In the middle of December, 1989 the appellants suddenly came to know that the complainant had filed a suit No.120/89 dated 28.11.1989 against Petitioner Nos.1, 2, 3 and 7 for declaration that the said GPA holder (Manvinder Singh) had no authority to sell the said property and/or to permanently alienate and dispose of the said property. The appellants also came to know that in the said suit for declaration, an ex-parte injunction order/status quo was granted on 02.12.1989, though the appellants in the absence of knowledge- of such ex-parte injunction order had already executed the sale-deeds and got them registered on 05.12.1989.
On 14.06.1990 the learned Senior Subordinate Judge passed an order in the aforesaid suit, restraining the appellants from dispossessing the complainant from the said property and to maintain status quo with regard to ownership of the said property pending disposal of the suit, whereas in fact the appellants were already in possession of the said property since 07.11.1989.
On 20.8.1990 and 21.11.1990 the appellants preferred an Appeal No. 274/67 in the Court of the learned Additional District Judge, Ludhiana praying, inter alia, to maintain the status quo with regard to the ownership and possession of the said property and vide order dated 21.11.1990, the parties were ordered, during pendency of the main suit, to maintain status quo with regard to ownership and possession of the property. On 30.6.1995 the complainant lodged a complaint with the Deputy Commissioner, Ludhiana - Shri S.S. Channi, I.A.S., who summoned the appellants at his residence and asked them to cancel the sale-deeds and concede to the claim of the complainant in the civil suit. The Commissioner also threatened the appellants with dire consequences by implicating them in false criminal cases. The said officer is related to the complainant.
On 31.08.1995 after a period of about 6 years, on a complaint lodged by the complainant, an FIR No. 183, Police Station Division No.5 District Ludhiana was registered only against Shri Sadhu Singh, Naib Tehsildar, Ludhiana and Shri Banta Singh, Patwari of Village Barewal Awana under Sections 420, 468,, 471, 120 B IPC.
On 13.3.1996 on application of the complainant, an inquiry was initiated and marked to the SP City, Ludhiana.
On 29.5.1996 the SP City, Ludhiana submitted his Report to the SSP, Ludhiana stating therein that the FIR was the handiwork to pressurize the appellants and further that no such offence had been committed by the appellants.
On 14.10.1996 despite the aforesaid report of the SP City, Ludhiana and in spite of the note of the A.D.A. (Legal) that no criminal case was made out against the appellants, a charge sheet under Section 173 Cr.P.C. was filed against the appellants for commission of alleged offences under Sections 420, 468, 467, 471,120B IPC.

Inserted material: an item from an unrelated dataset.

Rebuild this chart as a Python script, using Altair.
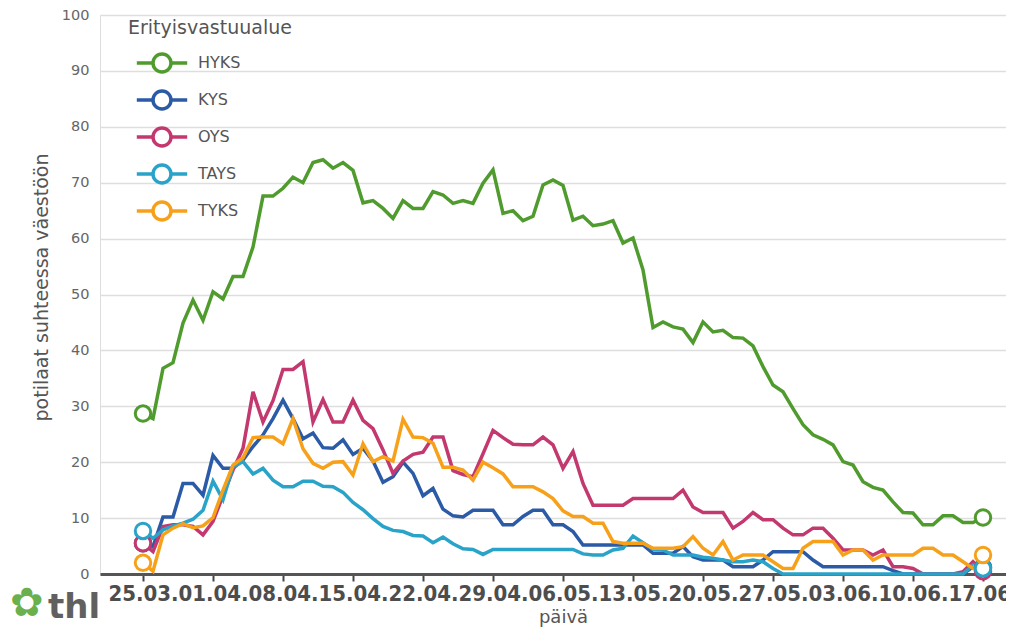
import altair as alt
import pandas as pd

series = ["HYKS", "KYS", "OYS", "TAYS", "TYKS"]
colors = ["#509b2e", "#2b5aa6", "#c2386f", "#2aa3c9", "#f7a11a"]
start_date = "2020-03-25"
n_days = 85
tick_labels_dates = [(2020, 3, 25), (2020, 4, 1), (2020, 4, 8), (2020, 4, 15), (2020, 4, 22),
                     (2020, 4, 29), (2020, 5, 6), (2020, 5, 13), (2020, 5, 20), (2020, 5, 27),
                     (2020, 6, 3), (2020, 6, 10), (2020, 6, 17)]

hyks = [28.7, 27.8, 36.8, 37.8, 44.9, 49.0, 45.4, 50.5, 49.2, 53.2,
        53.2, 58.5, 67.6, 67.6, 69.0, 71.0, 70.0, 73.6, 74.1, 72.6,
        73.6, 72.2, 66.4, 66.8, 65.4, 63.6, 66.8, 65.4, 65.4, 68.4,
        67.8, 66.3, 66.8, 66.3, 69.9, 72.3, 64.5, 65.0, 63.2, 64.0,
        69.6, 70.5, 69.5, 63.3, 64.0, 62.3, 62.6, 63.2, 59.2, 60.1,
        54.4, 44.1, 45.1, 44.2, 43.8, 41.4, 45.1, 43.3, 43.6, 42.3,
        42.2, 40.8, 37.1, 33.8, 32.6, 29.6, 26.7, 24.9, 24.1, 23.1,
        20.1, 19.5, 16.5, 15.5, 15.0, 12.9, 11.0, 10.9, 8.8, 8.8,
        10.4, 10.4, 9.2, 9.2, 10.1]
kys = [5.5, 4.9, 10.2, 10.2, 16.2, 16.2, 14.1, 21.2, 18.9, 18.9,
       20.4, 22.8, 24.9, 27.8, 31.1, 27.8, 24.2, 25.2, 22.6, 22.5,
       24.0, 21.4, 22.5, 20.2, 16.4, 17.4, 20.0, 18.0, 14.0, 15.3,
       11.6, 10.4, 10.2, 11.4, 11.4, 11.4, 8.8, 8.8, 10.3, 11.4,
       11.4, 8.8, 8.8, 7.6, 5.2, 5.2, 5.2, 5.2, 5.2, 5.2,
       5.2, 3.7, 3.7, 3.7, 4.9, 3.1, 2.5, 2.5, 2.5, 1.3,
       1.3, 1.3, 2.5, 4.0, 4.0, 4.0, 4.0, 2.5, 1.3, 1.3,
       1.3, 1.3, 1.3, 1.3, 1.3, 0.6, 0.0, 0.0, 0.0, 0.0,
       0.0, 0.0, 0.0, 1.3, 1.2]
oys = [5.5, 4.0, 8.5, 8.8, 8.8, 8.5, 7.0, 9.4, 14.0, 18.6,
       22.5, 32.6, 27.2, 31.0, 36.6, 36.6, 38.0, 27.2, 31.2, 27.2,
       27.2, 31.1, 27.5, 26.0, 22.2, 18.0, 20.2, 21.4, 21.8, 24.5,
       24.5, 18.5, 17.8, 17.4, 21.5, 25.7, 24.4, 23.2, 23.1, 23.1,
       24.5, 23.1, 18.9, 21.9, 16.2, 12.3, 12.3, 12.3, 12.3, 13.5,
       13.5, 13.5, 13.5, 13.5, 15.0, 12.0, 11.0, 11.0, 11.0, 8.2,
       9.4, 11.0, 9.7, 9.7, 8.2, 7.0, 7.0, 8.2, 8.2, 6.4,
       4.3, 4.3, 4.3, 3.4, 4.3, 1.3, 1.3, 1.0, 0.0, 0.0,
       0.0, 0.0, 0.4, 2.2, 0.5]
tays = [7.7, 6.4, 7.9, 8.6, 9.1, 9.8, 11.4, 16.6, 13.3, 19.2,
        20.1, 17.9, 18.9, 16.8, 15.6, 15.6, 16.6, 16.6, 15.7, 15.6,
        14.6, 12.8, 11.5, 9.9, 8.5, 7.8, 7.6, 6.9, 6.8, 5.6,
        6.6, 5.4, 4.5, 4.4, 3.5, 4.4, 4.4, 4.4, 4.4, 4.4,
        4.4, 4.4, 4.4, 4.4, 3.6, 3.4, 3.4, 4.3, 4.6, 6.8,
        5.6, 4.4, 4.3, 3.4, 3.4, 3.4, 3.0, 2.8, 2.5, 2.2,
        2.2, 2.5, 2.2, 1.0, 0.0, 0.0, 0.0, 0.0, 0.0, 0.0,
        0.0, 0.0, 0.0, 0.0, 0.0, 0.0, 0.0, 0.0, 0.0, 0.0,
        0.0, 0.0, 0.0, 1.6, 1.0]
tyks = [2.0, 0.5, 7.0, 8.2, 9.0, 8.3, 8.6, 10.1, 15.0, 19.5,
        20.8, 24.4, 24.5, 24.5, 23.3, 27.8, 22.4, 19.8, 18.9, 20.0,
        20.1, 17.7, 23.3, 20.1, 21.0, 20.2, 27.7, 24.5, 24.4, 23.4,
        19.1, 19.1, 18.6, 16.8, 20.0, 19.0, 17.9, 15.6, 15.6, 15.6,
        14.7, 13.5, 11.3, 10.3, 10.3, 9.1, 9.1, 5.8, 5.5, 5.5,
        5.5, 4.6, 4.6, 4.6, 4.9, 6.7, 4.6, 3.4, 5.8, 2.5,
        3.4, 3.4, 3.4, 2.2, 1.0, 1.0, 4.6, 5.8, 5.8, 5.8,
        3.4, 4.3, 4.3, 2.5, 3.4, 3.4, 3.4, 3.4, 4.6, 4.6,
        3.4, 3.4, 2.2, 1.0, 3.4]

values = {"HYKS": hyks, "KYS": kys, "OYS": oys, "TAYS": tays, "TYKS": tyks}
dates = pd.date_range(start_date, periods=n_days, freq="D").strftime("%Y/%m/%d")

rows = []
for s in series:
    for d, v in zip(dates, values[s]):
        rows.append({"alue": s, "paiva": d, "arvo": v})
df = pd.DataFrame(rows)
ends = pd.concat([df[df["alue"] == s].iloc[[0, -1]] for s in series])

FONT = "DejaVu Sans"
symbol_path = "M-2.8,0L-1,0M1,0L2.8,0M-1,0A1,1,0,1,1,1,0A1,1,0,1,1,-1,0Z"

x_enc = alt.X(
    "paiva:T",
    scale=alt.Scale(domain=[alt.DateTime(year=2020, month=3, date=20, hours=16, minutes=48),
                            alt.DateTime(year=2020, month=6, date=19, hours=7, minutes=12)]),
    axis=alt.Axis(
        values=[alt.DateTime(year=y, month=m, date=d) for (y, m, d) in tick_labels_dates],
        format="%d.%m.", labelFont="DejaVu Sans Condensed", labelFontWeight="bold",
        labelFontSize=22, labelColor="#4d4d4d", labelOverlap=False, labelFlush=False,
        labelPadding=2, tickSize=7, tickWidth=2, tickColor="#444444",
        domainColor="#555555", domainWidth=3, grid=False,
        title="päivä", titleFont=FONT, titleFontSize=18, titleFontWeight="normal",
        titleColor="#555555", titlePadding=4, titleX=463,
    ),
)
y_enc = alt.Y(
    "arvo:Q",
    scale=alt.Scale(domain=[0, 100]),
    axis=alt.Axis(
        values=list(range(0, 101, 10)), labelFont=FONT, labelFontSize=14.5,
        labelColor="#666666", ticks=False, domain=False, labelPadding=11,
        gridColor="#dedede", gridWidth=1.5,
        title="potilaat suhteessa väestöön", titleFont=FONT, titleFontSize=19,
        titleFontWeight="normal", titleColor="#555555", titlePadding=10, titleY=272,
    ),
)

legend = alt.Legend(
    title="Erityisvastuualue", orient="none", legendX=28, legendY=4,
    titleFont=FONT, titleFontSize=19, titleFontWeight="normal", titleColor="#555555",
    titlePadding=14, labelFont=FONT, labelFontSize=16, labelColor="#555555",
    symbolType=symbol_path, symbolSize=324, symbolStrokeWidth=3.5,
    symbolFillColor="white", symbolOffset=23, labelOffset=25, rowPadding=5,
)

lines = alt.Chart(df).mark_line(strokeWidth=3.5).encode(
    x=x_enc, y=y_enc,
    color=alt.Color("alue:N", scale=alt.Scale(domain=series, range=colors), legend=legend),
)
points = alt.Chart(ends).mark_point(filled=True, fill="white", size=240, strokeWidth=3, opacity=1).encode(
    x="paiva:T", y="arvo:Q",
    stroke=alt.Stroke("alue:N", scale=alt.Scale(domain=series, range=colors), legend=None),
)

logo_df = pd.DataFrame({"t": ["thl"]})
flower = alt.Chart(logo_df).mark_text(text="✿", fontSize=40, color="#6ab04c", align="center",
                                      baseline="middle").encode(x=alt.value(-73), y=alt.value(589))
thl = alt.Chart(logo_df).mark_text(font=FONT, fontWeight="bold", fontSize=34, color="#606060",
                                   align="left", baseline="alphabetic").encode(
    x=alt.value(-52), y=alt.value(603), text="t:N")

chart = alt.layer(lines, points, flower, thl).properties(
    width=906, height=559,
    padding={"left": 92, "top": 7, "right": 0, "bottom": 53},
    autosize=alt.AutoSizeParams(type="none"),
).configure_view(stroke=None).configure(background="white")

chart.save("out.html", embed_options={"renderer": "svg", "actions": False})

On 11.12.1999 the Ld. ACJM, Ludhiana framed charges under Sections 120B read with Section 409 IPC and under Sections 120B/420 IPC against the appellants.
The appellants preferred a Criminal Revision No. 512 of 2000 in the Punjab & Haryana High Court challenging the maintainability of the charges framed against them and the learned Single Judge of the High Court dismissed the prayer of the appellants by the impugned order holding that there was sufficient ground to presume that the unrebutted evidence of the complainant constitute triable offences.

HIGH COURT OBSERVATIONS:- The High Court has found that the acts are not in dispute, the power of attorney is the central document in the case. The High Court noted that significantly, too many details of the property in respect of which it was executed were missing. The High Court observed that the power of attorney was embossed with the stamp of Commissioner, Firozepur on 19th March, 1987 prima facie on making it a valid document. But nevertheless a plain reading of the power of attorney leaves one with the uncertain feeling as regards its true import. The High Court observed that it is possible that the appellants were duped by the attorney who had known that his power has been revoked but concealed the fact. Thereafter having coming to this conclusion the High Court noted as follows:
“Such an argument could have been validly advanced by the petitioners to establish their bonafides if the power of attorney itself had mentioned the details of the property in dispute and had also mentioned specifically that the attorney had the power to alienate the property through sale, mortgage and lease etc. The petitioners must have examined the document because it was from the document that the power to enter into the agreement to sell had come to vest in Manvinder Singh. If even after examining the document the petitioners went ahead with the transaction they did so at their own peril. They lacked bonafides and were out to deprive the owner of his property by a series of transactions.”

SUPREME COURT HELD THAT:- “We are in agreement with the view expressed by the High Court. However, we make it clear that the observations made by the High Court while dismissing the petition before it shall not be considered to be conclusive and determined. It has been rightly noted that Manvinder accepted the factum of cancellation but thereafter executed the special power of attorney.”